A chicken enters an unassuming room, bent knees and a staggered walk, flapping wings, sharp neck movements and an intense stare. The grandiose and sparkling costume and headpiece make the entrance a spectacle, evoking royalty more than poultry. The chicken walks around the central round stage while engagingly delivering a monologue. 

Chicken tells the story of Don, a proud Irish free range cockerel that goes to New York to become an actor, where he will meet humans and birds. After a skyrocketing rise to fame, activist birds will show him that being famous isn’t everything and that the bird genocide that is the meat industry must be stopped. The play explores different kinds of oppression and power imbalances, both in the entertainment and meat industry, using Don as a metaphor for a newcomer in Hollywood and also very realistically exploring its role as a chicken in a human dominated world. It’s an absurdist satire that switches between what is possible and what never could be. 
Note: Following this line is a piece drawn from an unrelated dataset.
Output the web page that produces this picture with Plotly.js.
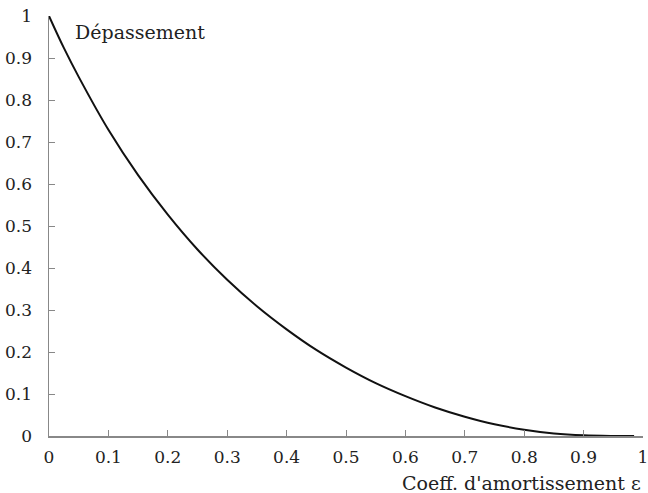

The story starts engaging but it becomes long and predictable. It was also very difficult to decode the tone of the play. The one woman intense and seriously delivered monologues are akin to Shakespeare, but its juxtaposition with the absurdist story and characters doesn’t materialise successfully. The audience is many times left confused and wondering if they should laugh or cry. The jokes don’t often land and the meaning of the message is diminished by the absurdity of a majestic chicken given a self-serious monologue. The concept is ambitious and enticing but it needs to be clearer. 

This is in no part due to the performance of Eva O’Connor. She is a fierce presence on stage, delivering the monologues with unflinching stares to the audience and bringing distinctive characters to live with impeccable accents. Eva becomes a Glaswegian pigeon, an English feasant, a Southern chicken and many Irish and American celebrities with uncanny realness. Her command of the stage and the audience is masterful, even if the overall tone is difficult to understand. 

Chicken is a unique and ambitious satire that perhaps tries to do too much. Regardless, it’s a bold piece that brings important topics to light in a humorous and intriguing way.